Brooks's column set me back on my heels. If he's right, it's a devastating indictment of the church. Is it really possible that we've become mainstream?
I didn't want to believe it, but after discussing the column with friends, and studying the latest and most depressing data from George Barna, I realized that Brooks—standing on the outside peering into our high-tech sanctuaries—may see evangelicals more realistically than we see ourselves.
At least two evangelical luminaries have written articles with a whiff of resignation, explaining that, after all, we shouldn't expect to transform the surrounding culture; it has always been hostile to evangelicals and always will be, so we should just hunker down. While they didn't intend it, their words can be read as an acknowledgement that we should no longer engage the culture.
This is an attractive proposition to battle-scarred cultural warriors. Just give us our lovely sanctuaries, our padded pews, and our upbeat music, and we'll no longer worry about society disintegrating around us. The culture will ignore us, and we'll ignore the culture, which will be nice when we socialize with nonbelievers who will no longer consider us backwoods fundamentalists trying to impose our morality on them.
That's the definition of "mainstream": To get along. To get there, all we have to do is abandon biblical responsibility.
God forbid. Christians are called to be countercultural, a force for moral change in a sinful world. But if we surrender that role, we should be forewarned: If we stop attempting to change the culture, the culture will have already changed us.

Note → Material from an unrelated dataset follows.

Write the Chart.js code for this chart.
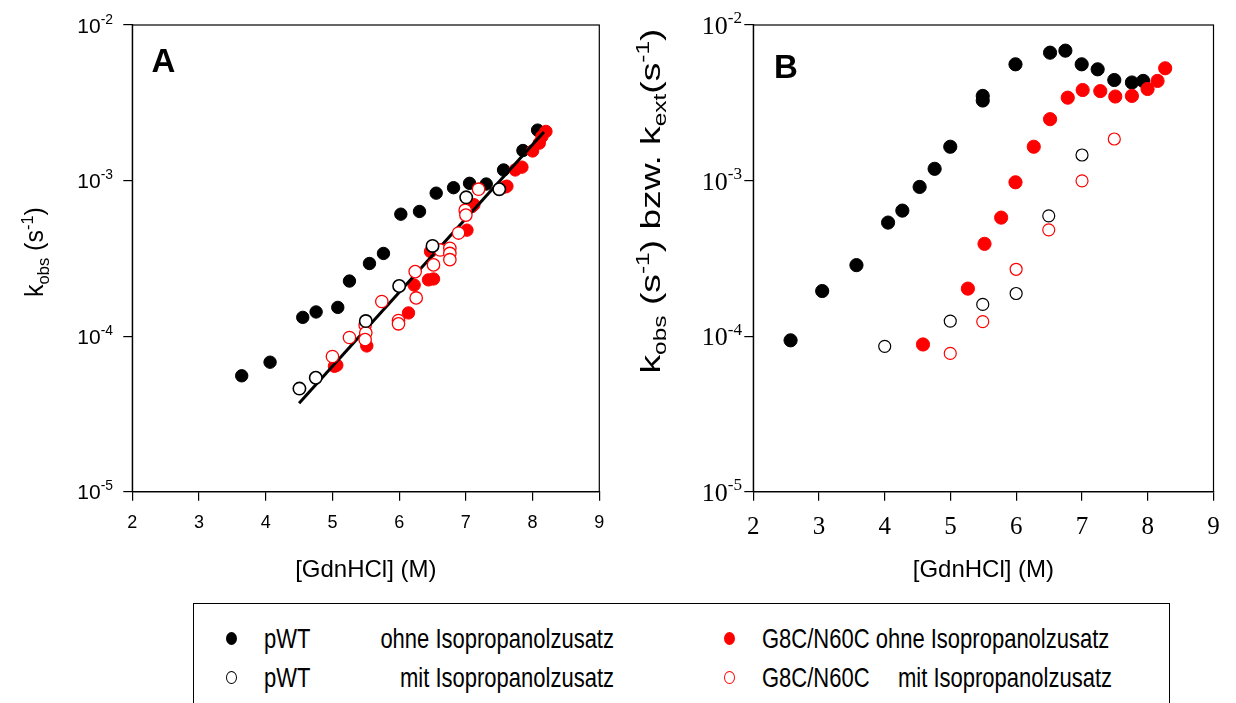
<!DOCTYPE html>
<html>
<head>
<meta charset="utf-8">
<script src="https://cdn.jsdelivr.net/npm/chart.js@4.4.1/dist/chart.umd.min.js"></script>
<style>
  html, body { margin: 0; padding: 0; background: #fff; }
  #wrap { position: relative; width: 1236px; height: 703px; overflow: hidden; background: #fff; }
  canvas { position: absolute; top: 0; }
  #chartA { left: 0; }
  #chartB { left: 620px; }
  #legend { position: absolute; left: 193px; top: 603px; width: 977px; height: 130px; border: 1.5px solid #000; box-sizing: border-box; }
  .lg { position: absolute; font-family: 'Liberation Sans', Arial, sans-serif; font-size: 22px; height: 30px; line-height: 30px; white-space: nowrap; transform: scaleY(1.22); color: #000; }
  .mk { position: absolute; width: 11px; height: 13px; border-radius: 50%; box-sizing: border-box; }
</style>
</head>
<body>
<div id="wrap">
  <canvas id="chartA" width="620" height="600"></canvas>
  <canvas id="chartB" width="616" height="600"></canvas>
  <div id="legend">
    <div class="mk" style="left:32px;top:28px;background:#000;"></div>
    <div class="lg" style="left:70px;top:20px;">pWT</div>
    <div class="lg" style="left:0;width:420px;text-align:right;top:20px;">ohne Isopropanolzusatz</div>
    <div class="mk" style="left:32px;top:67px;border:1.2px solid #000;"></div>
    <div class="lg" style="left:70px;top:59px;">pWT</div>
    <div class="lg" style="left:0;width:420px;text-align:right;top:59px;">mit Isopropanolzusatz</div>
    <div class="mk" style="left:530px;top:28px;background:#f00;"></div>
    <div class="lg" style="left:568px;top:20px;">G8C/N60C ohne Isopropanolzusatz</div>
    <div class="mk" style="left:530px;top:67px;border:1.2px solid #f00;"></div>
    <div class="lg" style="left:568px;top:59px;">G8C/N60C</div>
    <div class="lg" style="left:0;width:918px;text-align:right;top:59px;">mit Isopropanolzusatz</div>
  </div>
</div>
<script>
const X_TICKS = [2, 3, 4, 5, 6, 7, 8, 9];
const Y_TICKS = [1e-5, 1e-4, 1e-3, 1e-2];
const X_TITLE = '[GdnHCl] (M)';

// Panel A  ([GdnHCl], k)
const A_PWT_OHNE = [
  [3.64, 5.56e-5], [4.065, 6.8e-5], [4.555, 1.32e-4], [4.755, 1.43e-4], [5.08, 1.53e-4],
  [5.255, 2.26e-4], [5.555, 2.93e-4], [5.765, 3.4e-4], [6.025, 6.08e-4], [6.305, 6.33e-4],
  [6.555, 8.3e-4], [6.815, 9.0e-4], [7.055, 9.6e-4], [7.305, 9.5e-4], [7.565, 1.17e-3],
  [7.855, 1.56e-3], [8.075, 2.11e-3]
];
const A_PWT_MIT = [
  [4.505, 4.6e-5], [4.75, 5.4e-5], [5.5, 1.25e-4], [6.0, 2.1e-4], [6.5, 3.8e-4],
  [7.005, 7.8e-4], [7.5, 8.8e-4]
];
const A_G8C_OHNE = [
  [5.03, 6.4e-5], [5.065, 6.5e-5], [5.515, 8.65e-5], [6.14, 1.41e-4], [6.225, 2.13e-4],
  [6.44, 2.3e-4], [6.515, 2.33e-4], [6.47, 3.5e-4], [7.016, 4.8e-4], [7.09, 6.8e-4],
  [7.12, 7.0e-4], [7.59, 9.1e-4], [7.615, 9.2e-4], [7.74, 1.17e-3], [7.84, 1.22e-3],
  [8.0, 1.55e-3], [8.1, 1.74e-3], [8.14, 1.92e-3], [8.2, 2.07e-3]
];
const A_G8C_MIT = [
  [5.0, 7.4e-5], [5.255, 9.8e-5], [5.49, 1.18e-4], [5.5, 1.05e-4], [5.49, 9.5e-5],
  [5.74, 1.67e-4], [5.99, 1.26e-4], [5.99, 1.2e-4], [6.24, 2.6e-4], [6.255, 1.76e-4],
  [6.515, 2.87e-4], [6.615, 3.58e-4], [6.76, 3.67e-4], [6.76, 3.4e-4], [6.76, 3.1e-4],
  [6.89, 4.6e-4], [6.99, 6.45e-4], [7.0, 6.0e-4], [7.19, 8.8e-4]
];
const A_FIT = [[4.5, 3.7e-5], [8.17, 2.05e-3]];

// Panel B
const B_PWT_OHNE = [
  [2.567, 9.4e-5], [3.048, 1.95e-4], [3.569, 2.86e-4], [4.05, 5.37e-4], [4.267, 6.41e-4],
  [4.53, 9.1e-4], [4.758, 1.19e-3], [4.996, 1.65e-3], [5.49, 3.5e-3], [5.49, 3.27e-3],
  [5.988, 5.59e-3], [6.514, 6.64e-3], [6.747, 6.84e-3], [6.995, 5.59e-3], [7.238, 5.19e-3],
  [7.491, 4.43e-3], [7.759, 4.27e-3], [7.931, 4.37e-3]
];
const B_PWT_MIT = [
  [3.999, 8.6e-5], [4.996, 1.25e-4], [5.49, 1.6e-4], [5.998, 1.88e-4], [6.494, 5.93e-4], [7.0, 1.46e-3]
];
const B_G8C_OHNE = [
  [4.581, 8.84e-5], [5.264, 2.02e-4], [5.517, 3.92e-4], [5.77, 5.78e-4], [5.988, 9.75e-4],
  [6.266, 1.65e-3], [6.514, 2.48e-3], [6.783, 3.41e-3], [7.01, 3.82e-3], [7.278, 3.76e-3],
  [7.506, 3.47e-3], [7.759, 3.5e-3], [7.997, 3.88e-3], [8.149, 4.37e-3], [8.265, 5.27e-3]
];
const B_G8C_MIT = [
  [4.996, 7.74e-5], [5.49, 1.24e-4], [5.998, 2.69e-4], [6.494, 4.82e-4], [7.0, 9.96e-4], [7.491, 1.85e-3]
];

const SANS = "'Liberation Sans', Arial, sans-serif";
const SERIF = "'Liberation Serif', 'Times New Roman', serif";

function pts(arr) {
  return arr.map(p => ({ x: p[0], y: p[1] }));
}

// text with sub/superscript runs: parts = [[text, ''|'sub'|'sup'], ...]
// len (optional) stretches the run along its direction to that length
function drawRich(ctx, parts, family, size, x, y, align, rotate, len) {
  ctx.save();
  ctx.translate(x, y);
  if (rotate) ctx.rotate(-Math.PI / 2);
  ctx.fillStyle = '#000';
  ctx.textBaseline = 'alphabetic';
  ctx.textAlign = 'left';
  const runs = parts.map(([text, kind]) => {
    const s = kind ? size * 0.66 : size;
    ctx.font = s + 'px ' + family;
    return {
      text,
      font: ctx.font,
      w: ctx.measureText(text).width,
      dy: kind === 'sup' ? -size * 0.42 : kind === 'sub' ? size * 0.22 : 0
    };
  });
  const total = runs.reduce((a, r) => a + r.w, 0);
  if (len) ctx.scale(len / total, 1);
  let cx = align === 'right' ? -total : align === 'center' ? -total / 2 : 0;
  runs.forEach(r => {
    ctx.font = r.font;
    ctx.fillText(r.text, cx, r.dy);
    cx += r.w;
  });
  ctx.restore();
}

const panelDecor = {
  id: 'panelDecor',
  afterDraw(chart, args, o) {
    const ctx = chart.ctx;
    const a = chart.chartArea;
    ctx.save();
    ctx.strokeStyle = '#000';
    ctx.lineWidth = 1.2;
    ctx.strokeRect(a.left, a.top, a.right - a.left, a.bottom - a.top);
    ctx.restore();

    const ys = chart.scales.y;
    Y_TICKS.forEach(v => {
      const e = Math.round(Math.log10(v));
      drawRich(ctx, [['10', ''], [String(e), 'sup']], o.tickFamily, o.tickSize,
        o.tickRight, ys.getPixelForValue(v) + o.tickSize * 0.36, 'right', false);
    });

    drawRich(ctx, o.yTitle, SANS, o.titleSize, o.yTitleX, o.yTitleY, 'center', true, o.yTitleLen);

    ctx.save();
    ctx.fillStyle = '#000';
    ctx.font = 'bold ' + o.letterSize + 'px ' + SANS;
    ctx.textAlign = 'center';
    ctx.textBaseline = 'alphabetic';
    ctx.fillText(o.letter, o.letterX, o.letterY);
    ctx.restore();
  }
};

function makeScales(cfg) {
  const axisLine = { display: true, drawOnChartArea: false, drawTicks: true, tickLength: 9, color: '#000', lineWidth: 1.2 };
  return {
    x: {
      type: 'linear', min: 2, max: 9,
      afterBuildTicks: s => { s.ticks = X_TICKS.map(v => ({ value: v })); },
      afterFit: s => { s.height = cfg.xHeight; s.paddingLeft = 0; s.paddingRight = 0; },
      grid: axisLine,
      border: { display: true, color: '#000', width: 1.2 },
      ticks: { color: '#000', font: { family: cfg.tickFamily, size: cfg.xTickSize }, padding: cfg.xTickPad, maxRotation: 0, autoSkip: false },
      title: { display: true, text: X_TITLE, color: '#000', font: { family: SANS, size: 24 }, padding: { top: 0, bottom: 15.6 } }
    },
    y: {
      type: 'logarithmic', min: 1e-5, max: 1e-2,
      afterBuildTicks: s => { s.ticks = Y_TICKS.map(v => ({ value: v })); },
      afterFit: s => { s.width = cfg.yWidth; s.paddingTop = 0; s.paddingBottom = 0; },
      grid: axisLine,
      border: { display: true, color: '#000', width: 1.2 },
      ticks: { display: false }
    }
  };
}

function filled(data, color, r, order) {
  return { data: pts(data), showLine: false, pointRadius: r, pointHoverRadius: r,
    pointBackgroundColor: color, pointBorderColor: color, pointBorderWidth: 1, order };
}
function open(data, color, r, bw, order) {
  return { data: pts(data), showLine: false, pointRadius: r, pointHoverRadius: r,
    pointBackgroundColor: '#fff', pointBorderColor: color, pointBorderWidth: bw, order };
}

const common = {
  responsive: false,
  animation: false,
  devicePixelRatio: 1,
  events: [],
  plugins: { legend: { display: false }, tooltip: { enabled: false } }
};

new Chart(document.getElementById('chartA'), {
  type: 'scatter',
  data: {
    datasets: [
      open(A_PWT_MIT, '#000', 6.2, 1.6, 0),
      open(A_G8C_MIT, '#f00', 6.2, 1.3, 1),
      { data: pts(A_FIT), showLine: true, pointRadius: 0, borderColor: '#000', borderWidth: 3, order: 2 },
      filled(A_G8C_OHNE, '#f00', 6.2, 3),
      filled(A_PWT_OHNE, '#000', 6.2, 4)
    ]
  },
  options: {
    ...common,
    layout: { padding: { left: 0, top: 25, right: 20.7, bottom: 0 } },
    scales: makeScales({ xHeight: 108.3, yWidth: 132.3, tickFamily: SANS, xTickSize: 18, xTickPad: 11.5 }),
    plugins: {
      ...common.plugins,
      panelDecor: {
        tickFamily: SANS, tickSize: 21, tickRight: 113,
        yTitle: [['k', ''], ['obs', 'sub'], [' (s', ''], ['-1', 'sup'], [')', '']],
        titleSize: 25, yTitleX: 43, yTitleY: 252, yTitleLen: 0,
        letter: 'A', letterSize: 33, letterX: 163.5, letterY: 72
      }
    }
  },
  plugins: [panelDecor]
});

new Chart(document.getElementById('chartB'), {
  type: 'scatter',
  data: {
    datasets: [
      open(B_PWT_MIT, '#000', 6, 1.2, 0),
      open(B_G8C_MIT, '#f00', 6, 1.2, 1),
      filled(B_G8C_OHNE, '#f00', 6.6, 2),
      filled(B_PWT_OHNE, '#000', 6.6, 3)
    ]
  },
  options: {
    ...common,
    layout: { padding: { left: 0, top: 25, right: 22.5, bottom: 0 } },
    scales: makeScales({ xHeight: 108.3, yWidth: 133.3, tickFamily: SERIF, xTickSize: 25, xTickPad: 11.8 }),
    plugins: {
      ...common.plugins,
      panelDecor: {
        tickFamily: SERIF, tickSize: 26, tickRight: 122,
        yTitle: [['k', ''], ['obs', 'sub'], [' (s', ''], ['-1', 'sup'], [') bzw. k', ''], ['ext', 'sub'], ['(s', ''], ['-1', 'sup'], [')', '']],
        titleSize: 27, yTitleX: 40, yTitleY: 201, yTitleLen: 345,
        letter: 'B', letterSize: 33, letterX: 166, letterY: 78
      }
    }
  },
  plugins: [panelDecor]
});
</script>
</body>
</html>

Two Christian families recently—and tragically—discovered this. Both were deeply involved in the church, and homeschooled their children. Then one day, the husband from one family ran off with the wife from the other family. When shocked friends questioned her, the wife defiantly replied: "Don't I have a right to be happy?" It could have been a line from the postmodern film, The Hours, in which the central character leaves her family to find happiness.